Q. One of the greatest compliments I ever heard was A.J. Watson said one time that Parnelli Jones was without a doubt the best Indy 500 driver of all time. That says a lot for a guy like Watson, who won so many races and saw so many errors. Was it the kind of thing that you just immediately felt comfortable with Indianapolis? How do you explain why you were just so good there?

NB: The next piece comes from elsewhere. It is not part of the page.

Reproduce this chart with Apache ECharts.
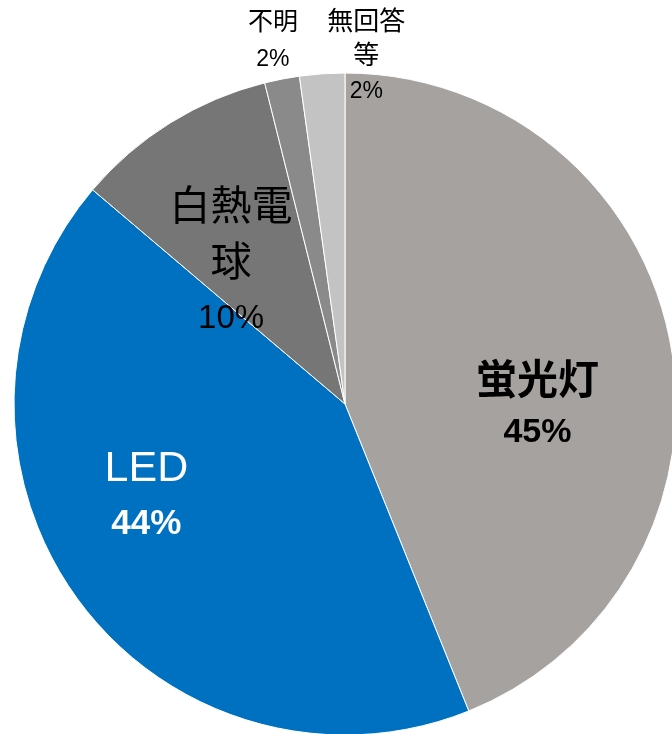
<!DOCTYPE html>
<html><head><meta charset="utf-8">
<script src="https://cdn.jsdelivr.net/npm/echarts@6/dist/echarts.min.js"></script>
<style>html,body{margin:0;padding:0;background:#fff}#c{width:672px;height:734px}</style>
</head><body><div id="c"></div>
<script>
// Data
const categories = ['蛍光灯', 'LED', '白熱電球', '不明', '無回答等'];
const shares = [43.9, 42.3, 9.9, 1.7, 2.2];
const pctLabels = ['45%', '44%', '10%', '2%', '2%'];
const nameLines = ['蛍光灯', 'LED', '白熱電\n球', '不明', '無回答\n等'];

// Styles
const colors = ['#a6a2a0', '#0070c0', '#767676', '#8a8a8a', '#c3c3c3'];
const numFont = "'Liberation Sans Narrow','Arial Narrow','Liberation Sans',sans-serif";
const cjkFont = "'Liberation Sans','Noto Sans CJK JP',sans-serif";
const labelOffsets = [[27, 36], [-62, -6], [-25, 2], [-40, -197], [33, -178]];

const labelStyles = [
  {name: {fontSize: 41, fontWeight: 'bold', color: '#000', lineHeight: 50}, pct: {fontSize: 34, fontWeight: 'bold', color: '#000', lineHeight: 50}},
  {name: {fontSize: 43, fontWeight: 'normal', color: '#fff', lineHeight: 55}, pct: {fontSize: 35, fontWeight: 'bold', color: '#fff', lineHeight: 55}},
  {name: {fontSize: 41, fontWeight: 'normal', color: '#000', lineHeight: 56}, pct: {fontSize: 33, fontWeight: 'normal', color: '#000', lineHeight: 52}},
  {name: {fontSize: 25, fontWeight: 'normal', color: '#000', lineHeight: 36}, pct: {fontSize: 23, fontWeight: 'normal', color: '#000', lineHeight: 36}},
  {name: {fontSize: 26, fontWeight: 'normal', color: '#000', lineHeight: 34}, pct: {fontSize: 23, fontWeight: 'normal', color: '#000', lineHeight: 36}}
];

const data = categories.map((c, i) => ({
  name: c,
  value: shares[i],
  itemStyle: {color: colors[i]},
  label: {
    rich: {
      n: Object.assign({fontFamily: cjkFont, align: 'center'}, labelStyles[i].name),
      p: Object.assign({fontFamily: numFont, align: 'center'}, labelStyles[i].pct)
    }
  }
}));

const chart = echarts.init(document.getElementById('c'));
chart.setOption({
  animation: false,
  series: [{
    type: 'pie',
    center: [345, 404],
    radius: 331,
    startAngle: 90,
    clockwise: true,
    avoidLabelOverlap: false,
    itemStyle: {borderColor: '#fff', borderWidth: 1},
    label: {
      show: true,
      position: 'inside',
      formatter: (p) => nameLines[p.dataIndex].split('\n').map(s => '{n|' + s + '}').join('\n') + '\n{p|' + pctLabels[p.dataIndex] + '}'
    },
    labelLine: {show: false},
    labelLayout: (p) => ({dx: labelOffsets[p.dataIndex][0], dy: labelOffsets[p.dataIndex][1]}),
    emphasis: {disabled: true},
    data: data
  }]
});
</script>
</body></html>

PARNELLI JONES: I think the real thing that really helped me a great deal was, first of all, having a good car and a good team, too, but was the fact that I went there the year before with Jim Hurtibise and he qualified the fastest qualifier on the second weekend. And later I watched the film and watched what he did and I kind of picked up on it. So later, when I got a chance to do some -- after my rookie year, I got a chance to do some tire testing, and I started working on what I had seen with him, and that helped me a great deal. And that was the fact I could run my car a little bit looser and not so tight that I was able to come off the corners a little bit harder, and I think that helped me a great deal. I don't know. I like the race track. It had four different turns. Even though they were similar, they were different, and the track fit me well.
ADAM SAAL: Townsend Bell, thank you for joining us today. Good luck in the season-ending race at Fontana early next month.
And Parnelli, we look forward to seeing you there, too. And again, I'm going to try to get in on some of this bench racing that you guys are going to be talking about.